The nearest town is Alamosa, where you can find a handful of motels and inns. This makes for a good base if you’re not into camping, as there are several shops, restaurants, and bars.
There are also some pretty great places on VRBO in the area. We had to find a place at the last minute when inclement weather canceled our plans to camp, and we ended up staying in an awesome house in the hippie mountain town of Crestone.
Where to Eat in Great Sand Dunes National Park
There are no options for dining in the national park other than bringing a picnic. Each site has a table and a charcoal grill, but wood fires are not allowed. Most of them have some shade as well.
You can find a few different grocery stores to stock up on supplies in the nearby town of Alamosa. There are also several different restaurants to choose from there. Here’s a list that should get you through a few days in the area:
- Milagros Coffee House
- Smoothy’s Juice Bar
- San Luis Valley Brewing Company
- Calvillo’s Mexican
- The Rubi Slipper (American)
- Woody’s Q Shack (BBQ)
- Locavores (Farm-to-Table)
- May-Wa (Chinese & Vietnamese)
- Purple Pig (Pizzeria & Pub)
Top Things to Do Near the Great Sand Dunes National Park
The fun definitely doesn’t stop inside the park here. You’ve got plenty of options for continuing your Colorado adventure outside of the national park.
- Wildlife Refuges: There are three different national wildlife refuges in the San Luis Valley: Baca, Alamosa, and Monte Vista. All are great spots for birdwatching.

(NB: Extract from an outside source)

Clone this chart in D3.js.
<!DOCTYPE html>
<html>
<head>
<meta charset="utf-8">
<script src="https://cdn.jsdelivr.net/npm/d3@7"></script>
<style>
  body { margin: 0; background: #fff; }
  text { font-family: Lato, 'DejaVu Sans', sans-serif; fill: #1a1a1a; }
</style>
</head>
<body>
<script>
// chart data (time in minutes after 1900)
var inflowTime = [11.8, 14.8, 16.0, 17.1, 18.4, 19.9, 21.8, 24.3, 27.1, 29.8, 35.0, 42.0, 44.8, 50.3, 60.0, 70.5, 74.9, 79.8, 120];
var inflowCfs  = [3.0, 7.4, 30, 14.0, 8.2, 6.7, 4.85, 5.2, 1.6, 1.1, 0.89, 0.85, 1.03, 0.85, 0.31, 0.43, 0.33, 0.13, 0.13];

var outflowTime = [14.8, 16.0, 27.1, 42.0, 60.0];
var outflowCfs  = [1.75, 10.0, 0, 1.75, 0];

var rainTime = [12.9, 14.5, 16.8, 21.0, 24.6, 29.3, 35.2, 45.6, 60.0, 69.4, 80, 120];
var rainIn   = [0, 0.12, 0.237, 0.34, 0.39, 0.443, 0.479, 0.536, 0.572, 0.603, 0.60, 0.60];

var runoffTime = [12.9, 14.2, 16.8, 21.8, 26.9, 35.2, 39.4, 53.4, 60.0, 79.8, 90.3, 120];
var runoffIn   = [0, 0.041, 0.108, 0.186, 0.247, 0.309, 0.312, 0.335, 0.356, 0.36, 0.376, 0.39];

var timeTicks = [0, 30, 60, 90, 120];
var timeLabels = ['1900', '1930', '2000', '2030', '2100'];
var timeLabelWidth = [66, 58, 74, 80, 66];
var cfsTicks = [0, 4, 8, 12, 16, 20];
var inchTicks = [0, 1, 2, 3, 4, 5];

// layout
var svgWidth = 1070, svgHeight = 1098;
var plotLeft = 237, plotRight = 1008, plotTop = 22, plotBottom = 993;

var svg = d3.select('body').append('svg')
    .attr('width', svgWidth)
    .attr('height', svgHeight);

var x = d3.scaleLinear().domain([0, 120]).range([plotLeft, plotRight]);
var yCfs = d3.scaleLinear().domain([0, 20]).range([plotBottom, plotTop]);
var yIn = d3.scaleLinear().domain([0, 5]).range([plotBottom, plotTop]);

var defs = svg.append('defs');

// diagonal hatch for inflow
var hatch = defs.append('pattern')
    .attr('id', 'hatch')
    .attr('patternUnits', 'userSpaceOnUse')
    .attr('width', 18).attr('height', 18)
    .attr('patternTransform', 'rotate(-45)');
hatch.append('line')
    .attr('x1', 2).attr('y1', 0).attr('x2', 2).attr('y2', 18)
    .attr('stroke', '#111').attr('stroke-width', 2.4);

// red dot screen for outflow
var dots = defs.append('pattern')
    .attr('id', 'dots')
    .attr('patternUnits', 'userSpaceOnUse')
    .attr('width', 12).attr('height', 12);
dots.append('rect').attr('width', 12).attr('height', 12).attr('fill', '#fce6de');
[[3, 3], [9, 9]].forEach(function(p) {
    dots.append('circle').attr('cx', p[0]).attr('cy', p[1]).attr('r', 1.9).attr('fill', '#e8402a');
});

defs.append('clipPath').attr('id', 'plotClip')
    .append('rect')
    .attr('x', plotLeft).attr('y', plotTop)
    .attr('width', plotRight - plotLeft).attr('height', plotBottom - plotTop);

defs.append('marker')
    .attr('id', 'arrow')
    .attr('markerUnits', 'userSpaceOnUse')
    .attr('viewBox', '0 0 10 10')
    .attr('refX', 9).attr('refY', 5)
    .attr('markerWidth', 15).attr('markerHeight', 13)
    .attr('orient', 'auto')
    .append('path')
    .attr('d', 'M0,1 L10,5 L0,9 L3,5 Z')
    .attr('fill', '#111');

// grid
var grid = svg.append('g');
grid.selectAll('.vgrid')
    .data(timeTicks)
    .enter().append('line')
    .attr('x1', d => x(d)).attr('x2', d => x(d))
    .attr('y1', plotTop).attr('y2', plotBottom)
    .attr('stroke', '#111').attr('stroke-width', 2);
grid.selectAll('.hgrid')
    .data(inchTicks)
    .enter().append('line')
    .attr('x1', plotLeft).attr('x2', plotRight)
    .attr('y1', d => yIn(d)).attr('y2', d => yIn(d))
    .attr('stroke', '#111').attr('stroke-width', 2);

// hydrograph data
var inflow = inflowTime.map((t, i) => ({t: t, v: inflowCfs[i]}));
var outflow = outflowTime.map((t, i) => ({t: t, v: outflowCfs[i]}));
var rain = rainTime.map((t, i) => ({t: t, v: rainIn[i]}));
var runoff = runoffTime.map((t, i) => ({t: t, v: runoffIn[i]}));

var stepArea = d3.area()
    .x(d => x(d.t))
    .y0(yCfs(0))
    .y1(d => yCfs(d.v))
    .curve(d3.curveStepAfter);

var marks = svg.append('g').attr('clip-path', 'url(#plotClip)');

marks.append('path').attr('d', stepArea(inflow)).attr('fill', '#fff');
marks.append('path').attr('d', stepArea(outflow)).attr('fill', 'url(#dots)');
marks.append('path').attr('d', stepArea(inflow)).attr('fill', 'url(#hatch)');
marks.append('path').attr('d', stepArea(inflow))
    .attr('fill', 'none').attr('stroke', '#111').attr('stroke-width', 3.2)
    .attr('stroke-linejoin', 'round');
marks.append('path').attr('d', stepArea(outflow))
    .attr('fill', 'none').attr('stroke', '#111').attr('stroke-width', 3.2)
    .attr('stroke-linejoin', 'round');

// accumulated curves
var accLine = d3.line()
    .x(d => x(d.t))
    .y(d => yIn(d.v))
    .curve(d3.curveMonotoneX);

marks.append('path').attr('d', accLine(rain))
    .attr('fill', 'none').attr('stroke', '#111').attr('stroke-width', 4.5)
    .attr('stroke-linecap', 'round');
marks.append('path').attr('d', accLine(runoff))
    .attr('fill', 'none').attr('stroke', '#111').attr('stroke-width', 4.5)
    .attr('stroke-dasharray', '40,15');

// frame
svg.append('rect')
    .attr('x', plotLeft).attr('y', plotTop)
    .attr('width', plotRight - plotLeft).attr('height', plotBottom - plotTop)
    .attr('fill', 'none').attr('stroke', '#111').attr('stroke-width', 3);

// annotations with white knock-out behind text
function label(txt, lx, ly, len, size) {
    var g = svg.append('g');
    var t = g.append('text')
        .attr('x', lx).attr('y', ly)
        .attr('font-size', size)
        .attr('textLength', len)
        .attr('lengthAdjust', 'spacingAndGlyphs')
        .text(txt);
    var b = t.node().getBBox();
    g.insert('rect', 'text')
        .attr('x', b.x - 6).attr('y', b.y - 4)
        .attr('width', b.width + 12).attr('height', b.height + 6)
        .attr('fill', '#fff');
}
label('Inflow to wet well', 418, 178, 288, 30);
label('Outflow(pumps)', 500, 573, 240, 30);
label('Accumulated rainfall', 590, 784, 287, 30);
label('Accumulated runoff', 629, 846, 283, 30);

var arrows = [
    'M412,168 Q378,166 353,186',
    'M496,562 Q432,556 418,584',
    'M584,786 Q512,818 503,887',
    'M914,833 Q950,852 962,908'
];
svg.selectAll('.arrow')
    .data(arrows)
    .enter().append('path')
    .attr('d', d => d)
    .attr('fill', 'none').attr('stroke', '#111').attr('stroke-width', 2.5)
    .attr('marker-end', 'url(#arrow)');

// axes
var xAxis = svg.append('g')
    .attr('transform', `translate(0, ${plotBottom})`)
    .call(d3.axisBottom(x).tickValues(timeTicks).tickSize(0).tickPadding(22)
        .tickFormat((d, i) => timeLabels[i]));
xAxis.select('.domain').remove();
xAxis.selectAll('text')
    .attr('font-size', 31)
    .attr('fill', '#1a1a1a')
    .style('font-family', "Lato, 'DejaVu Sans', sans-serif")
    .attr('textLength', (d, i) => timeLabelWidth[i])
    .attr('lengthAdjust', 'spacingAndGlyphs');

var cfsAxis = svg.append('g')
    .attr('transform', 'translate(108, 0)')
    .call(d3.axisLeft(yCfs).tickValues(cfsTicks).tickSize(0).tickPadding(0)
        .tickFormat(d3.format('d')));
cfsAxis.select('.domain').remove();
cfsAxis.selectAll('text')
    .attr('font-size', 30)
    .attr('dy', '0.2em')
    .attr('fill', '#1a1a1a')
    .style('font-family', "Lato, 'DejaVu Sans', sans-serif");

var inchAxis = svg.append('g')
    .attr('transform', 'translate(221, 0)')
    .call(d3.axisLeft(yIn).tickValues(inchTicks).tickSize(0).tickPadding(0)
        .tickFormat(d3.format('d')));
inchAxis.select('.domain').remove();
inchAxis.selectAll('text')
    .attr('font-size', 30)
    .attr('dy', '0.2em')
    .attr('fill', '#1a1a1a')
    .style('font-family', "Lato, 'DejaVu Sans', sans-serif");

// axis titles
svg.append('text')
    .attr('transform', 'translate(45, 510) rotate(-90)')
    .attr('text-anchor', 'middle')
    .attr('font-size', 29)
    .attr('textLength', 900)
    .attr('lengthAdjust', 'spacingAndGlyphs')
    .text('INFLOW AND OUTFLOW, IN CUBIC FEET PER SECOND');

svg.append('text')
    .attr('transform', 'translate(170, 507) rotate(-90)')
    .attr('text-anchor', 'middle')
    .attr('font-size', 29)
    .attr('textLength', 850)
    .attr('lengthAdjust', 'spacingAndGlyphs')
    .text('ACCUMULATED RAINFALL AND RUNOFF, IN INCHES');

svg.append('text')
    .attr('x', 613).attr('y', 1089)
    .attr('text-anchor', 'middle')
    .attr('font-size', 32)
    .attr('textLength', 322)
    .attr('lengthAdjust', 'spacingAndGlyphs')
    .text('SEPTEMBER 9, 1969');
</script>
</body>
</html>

- Zapata Falls: This is a popular hike that’s not too far from the park. It’s a great option for hot summer afternoons when the dunes are scalding. Click here for the location.
- UFO Watchtower: Due to the very clear skies and high elevation here, this is an area known for its UFO sightings. Many have been spotted at this place, which now has a collection of random items welcoming our visitors from the great beyond. It only costs $5 per car and is worth a stop. Be sure to bring something fun to add to the collection!
Ready for the Colorado Sand Dunes?
By now, you’re probably pretty excited about visiting the Great Sand Dunes National Park and Preserve, as you should be. It really is a magical place to experience.
Days here can be filled with stunning hikes in the forests and mountains, followed by some sunset sandboarding or sledding on the dunes. Nights are spent gazing at the stars, preferably followed by a campfire. This, my friends, is pure Colorado.